Pendidikan anak akan berhasil bila diwujudkan dengan mengikuti
langkah-langkah kongkrit dalam hal penanaman nilai-nilai agama pada diri anak.
Sehubungan dengan hal ini, Abdurrah-man
An-Nahlawi mengemukakan tujuh kiat dalam mendidik anak, yaitu:
a.
Dengan Hiwar
(dialog)
Mendidik anak dengan hiwar (dialog) merupakan suatu keharusan bagi orang
tua. Oleh karena itu kemampuan berdialog mutlak harus ada pada setiap orang
tua. Dengan hiwar, akan terjadi komunikasi yang dinamis antara orang tua dengan
anak, lebih mudah dipahami dan berkesan. Selain itu, orang tua sendiri akan
tahu sejauh mana perkembangan pemikiran dan sikap anaknya.
b.
Dengan Kisah
Kisah memiliki fungsi yang sangat penting bagi perkembangan jiwa anak.
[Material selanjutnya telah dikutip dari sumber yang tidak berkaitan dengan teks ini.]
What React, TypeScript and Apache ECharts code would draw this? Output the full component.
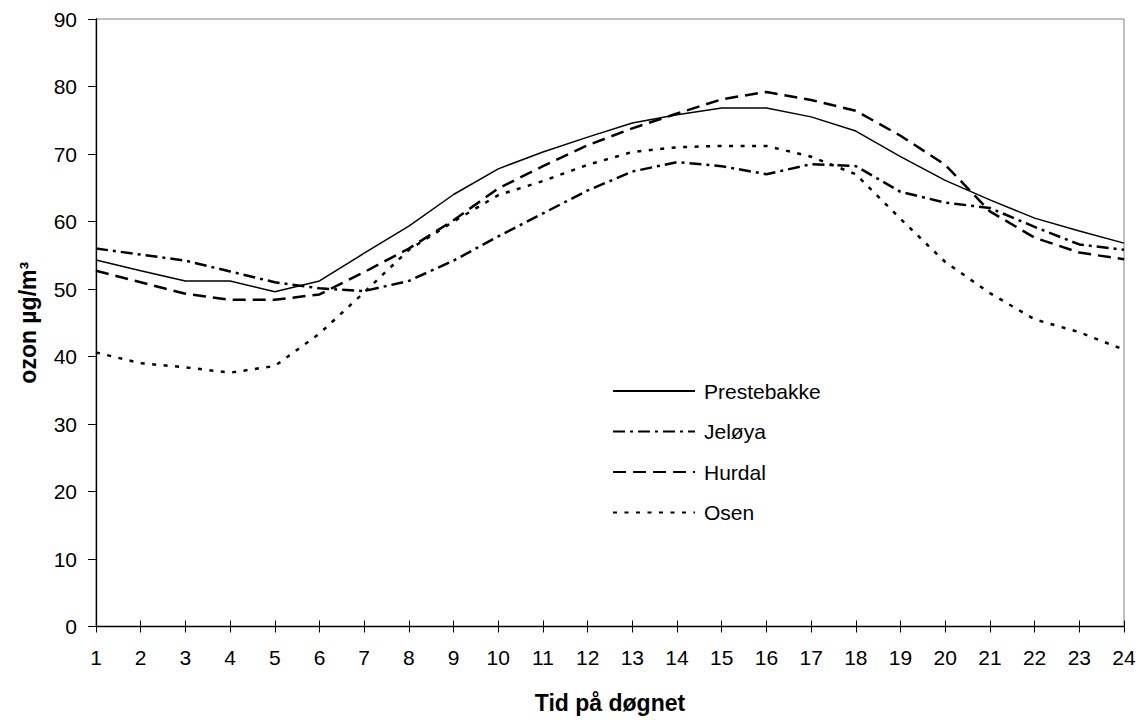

Suatu kisah bisa menyentuh jiwa dan akan memotivasi anak untuk merubah
sikapnya. Kalau kisah yang diceritakan itu baik, maka kelak ia berusaha menjadi
anak baik, dan sebaliknya bila kisah yang diceritakan itu tidak baik, sikap dan
perilakunya akan berubah seperti tokoh dalam kisah itu.
Banyak sekali kisah-kisah sejarah, baik kisah para nabi, sahabat atau
orang-orang shalih, yang bisa dijadikan pelajaran dalam membentuk kepribadian
anak. Contohnya, banyak anak-anak jadi malas, tidak mau berusaha dan mau terima
beres. Karena kisah yang menarik baginya adalah kisah khayalan yang menampilkan
pribadi malas tetapi selalu ditolong dan diberi kemudahan.
c.
Dengan Keteladanan
Orang tua merupakan pribadi yang sering ditiru anak-anaknya. Kalau
perilaku orang tua baik, maka anaknya meniru hal-hal yang baik dan bila perilaku
orang tuanya buruk, maka biasanya anaknya meniru hal-hal buruk pula. Dengan
demikian, keteladanan yang baik merupakan salah satu kiat yang harus diterapkan
dalam mendidik anak.
Atau orang tua menginginkan anak-anaknya menjadi anak shaleh dan bermoral,
maka yang harus shalih duluan adalah orang tuanya. Sebab, dari keshalehan
mereka, anak-anak akan meniru, dan meniru itu sendiri merupakan gharizah
(naluri) dari setiap orang.
d.
Dengan Latihan dan Pengamalan Anak shalih bukan hanya
anak yang berdoa untuk orang tuanya.
Anak shalih adalah anak yang berusaha secara maksimal melaksanakan ajaran
agama dalam kehidupan sehari-hari. Untuk melaksanakan ajaran agama, seorang
anak harus dilatih sejak dini dalam praktik pelaksanaan ajaran agama seperti
agama islam dengan shalat, puasa, berjilbab bagi yang puteri, dan sebagainya.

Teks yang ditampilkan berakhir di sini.